[What you should do] Repeat the listing exactly as given, omitting every image.

[Supplied material]
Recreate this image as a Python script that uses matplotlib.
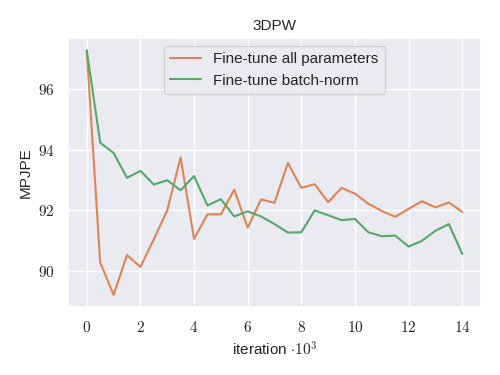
import matplotlib
matplotlib.use("Agg")
import matplotlib.pyplot as plt
import seaborn as sns
from matplotlib.ticker import FuncFormatter

sns.set_theme(style="darkgrid")
plt.rcParams['font.family'] = ['Liberation Sans', 'DejaVu Sans']
plt.rcParams['mathtext.fontset'] = 'cm'

iterations = [i * 0.5 for i in range(29)]
all_params = [97.26, 90.29, 89.22, 90.53, 90.14, 91.05, 92.0, 93.74, 91.06, 91.87,
              91.87, 92.68, 91.43, 92.36, 92.25, 93.56, 92.74, 92.86, 92.27, 92.74,
              92.55, 92.22, 91.98, 91.79, 92.05, 92.3, 92.1, 92.26, 91.95]
batch_norm = [97.26, 94.23, 93.89, 93.07, 93.3, 92.85, 92.99, 92.66, 93.13, 92.16,
              92.37, 91.8, 91.97, 91.8, 91.55, 91.27, 91.28, 92.0, 91.84, 91.68,
              91.72, 91.28, 91.15, 91.17, 90.81, 91.0, 91.33, 91.55, 90.57]
labels = ["Fine-tune all parameters", "Fine-tune batch-norm"]
colors = ["#dd8452", "#55a868"]

fig = plt.figure(figsize=(5, 3.75), dpi=100)
ax = fig.add_axes([0.136, 0.181, 0.826, 0.717])
ax.plot(iterations, all_params, color=colors[0], lw=1.5, label=labels[0])
ax.plot(iterations, batch_norm, color=colors[1], lw=1.5, label=labels[1])
ax.set_xticks([0, 2, 4, 6, 8, 10, 12, 14])
ax.set_yticks([90, 92, 94, 96])
fmt = FuncFormatter(lambda v, p: r"$%d$" % v)
ax.xaxis.set_major_formatter(fmt)
ax.yaxis.set_major_formatter(fmt)
ax.set_title("3DPW", fontsize=11)
ax.set_xlabel(r"iteration $\cdot 10^3$", fontsize=11)
ax.set_ylabel("MPJPE", fontsize=11)
ax.legend(loc="upper center", fontsize=11)
fig.savefig("out.png", dpi=100)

[Solved exercise]
Recreate this image as a Python script that uses matplotlib.
import matplotlib
matplotlib.use("Agg")
import matplotlib.pyplot as plt
import seaborn as sns
from matplotlib.ticker import FuncFormatter

sns.set_theme(style="darkgrid")
plt.rcParams['font.family'] = ['Liberation Sans', 'DejaVu Sans']
plt.rcParams['mathtext.fontset'] = 'cm'

iterations = [i * 0.5 for i in range(29)]
all_params = [97.26, 90.29, 89.22, 90.53, 90.14, 91.05, 92.0, 93.74, 91.06, 91.87,
              91.87, 92.68, 91.43, 92.36, 92.25, 93.56, 92.74, 92.86, 92.27, 92.74,
              92.55, 92.22, 91.98, 91.79, 92.05, 92.3, 92.1, 92.26, 91.95]
batch_norm = [97.26, 94.23, 93.89, 93.07, 93.3, 92.85, 92.99, 92.66, 93.13, 92.16,
              92.37, 91.8, 91.97, 91.8, 91.55, 91.27, 91.28, 92.0, 91.84, 91.68,
              91.72, 91.28, 91.15, 91.17, 90.81, 91.0, 91.33, 91.55, 90.57]
labels = ["Fine-tune all parameters", "Fine-tune batch-norm"]
colors = ["#dd8452", "#55a868"]

fig = plt.figure(figsize=(5, 3.75), dpi=100)
ax = fig.add_axes([0.136, 0.181, 0.826, 0.717])
ax.plot(iterations, all_params, color=colors[0], lw=1.5, label=labels[0])
ax.plot(iterations, batch_norm, color=colors[1], lw=1.5, label=labels[1])
ax.set_xticks([0, 2, 4, 6, 8, 10, 12, 14])
ax.set_yticks([90, 92, 94, 96])
fmt = FuncFormatter(lambda v, p: r"$%d$" % v)
ax.xaxis.set_major_formatter(fmt)
ax.yaxis.set_major_formatter(fmt)
ax.set_title("3DPW", fontsize=11)
ax.set_xlabel(r"iteration $\cdot 10^3$", fontsize=11)
ax.set_ylabel("MPJPE", fontsize=11)
ax.legend(loc="upper center", fontsize=11)
fig.savefig("out.png", dpi=100)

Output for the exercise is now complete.